By 1 step breach of the GCH I mean the following: $$ 2^{\aleph_{\alpha}} = \aleph_{\alpha+2}$$
Now, it is known that there are more constrains on the cardinality of power sets at singlular cardinals that their cardinality is influenced by the behaviour of the continuum below them! The main theorem supporting that is Silver's Theorem which states that: if GCH holds below a singular of uncountable cofinality, then it holds at that singular as well.
My question is about if a similar result to Silver's theorem is true in $\sf ZFC$, that is if the GCH is breached in the same manner before a singular of uncountable cofinality, then that breach holds at that singular as well! Formally, that is: $$ \operatorname {singular}(\aleph_\lambda) \land \\ \operatorname {cf}(\aleph_\lambda) > \omega \land \\ \forall \alpha < \lambda \, (2^{\aleph_\alpha}= \aleph_{\alpha+2}) \\\to \\ 2^{\aleph_\lambda}= \aleph_{\lambda+2}$$
In English: if there is 1 step breach of the GCH below a singular of uncountable cofinality, then there is a 1 step breach of GCH at that singular itself.

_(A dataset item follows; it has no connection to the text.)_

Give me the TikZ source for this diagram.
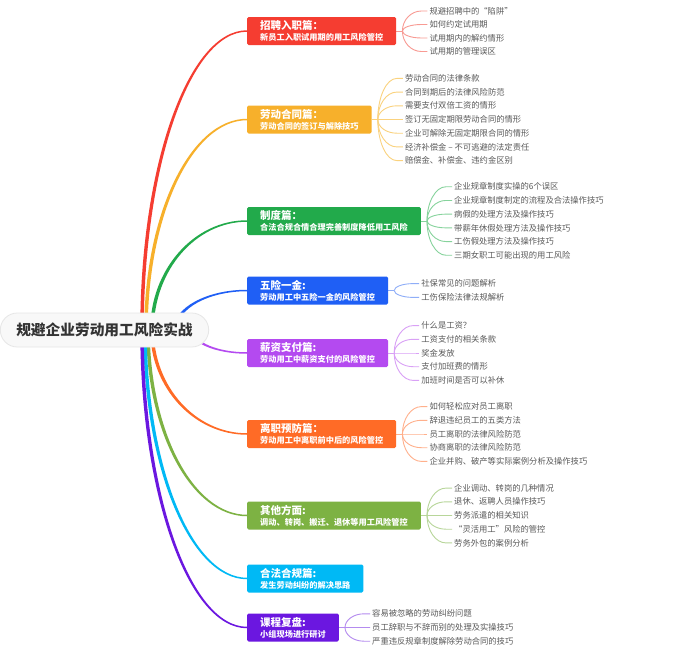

Of course the more general theorem would be about $n$-step breach of GCH for a finite $n$, or it might be possible to even extend it to some infinite values?
Best Answer
One can collapse $2^\lambda$ to have cardinality $\lambda^+$ without adding $\lambda$-sequences even if $\lambda$ is singular. Therefore one could start with $2^{\aleph_\alpha} = \aleph_{\alpha+2}$ for all $\alpha < \omega_1$ by Foreman-Woodin and then force $2^{\aleph_{\omega_1}} = \aleph_{\omega_1+1}$ without changing $P(\aleph_{\omega_1})$ and hence preserving $2^{\aleph_\alpha} = \aleph_{\alpha+2}$ for all $\alpha < \omega_1$. This shows that the answer to your question is no.